The clip also shows why Johnny B. Goode refuses to age. It’s a simple 12-bar blueprint that leaves miles of runway for personality. Players bring different accents to the same map: more bite on the downstroke, a wider vibrato, a heavier backbeat. Fox doesn’t overplay. He serves the song, leans into the feel, and lets Tyler take the theatrics. That balance is the difference between a vanity cameo and a real sit-in.

Where does this go next? If Aerosmith has more vault gold, expect more of these unexpected crossovers to surface. The band has plenty of history and plenty of friends. And Fox, when he steps on a stage these days, tends to do it with purpose—raising awareness for Parkinson’s research, reconnecting with a song that changed his life, or tipping his hat to the artists who shaped him. In a year when he’s publicly asking the world to help track down a lost guitar, the timing feels almost scripted.
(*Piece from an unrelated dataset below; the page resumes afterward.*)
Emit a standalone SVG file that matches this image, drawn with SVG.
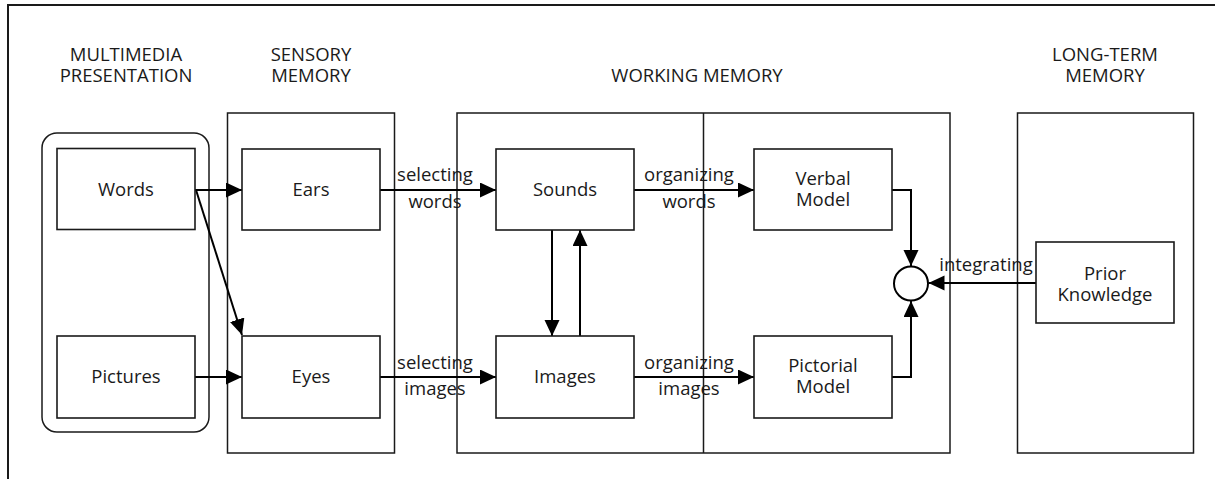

Maybe that’s the best part of the whole thing. The Marty McFly myth was born on a movie set, but the guitar story didn’t end when the credits rolled. It kept going—in clubs, at festivals, at charity gigs, and now in a surprise clip that collapses all those timelines into a few sweaty minutes. It’s a reminder that a scene can inspire a band, a band can inspire a kid, and sometimes the kid grows up and plugs into an amp next to Steven Tyler. That’s not nostalgia. That’s continuity.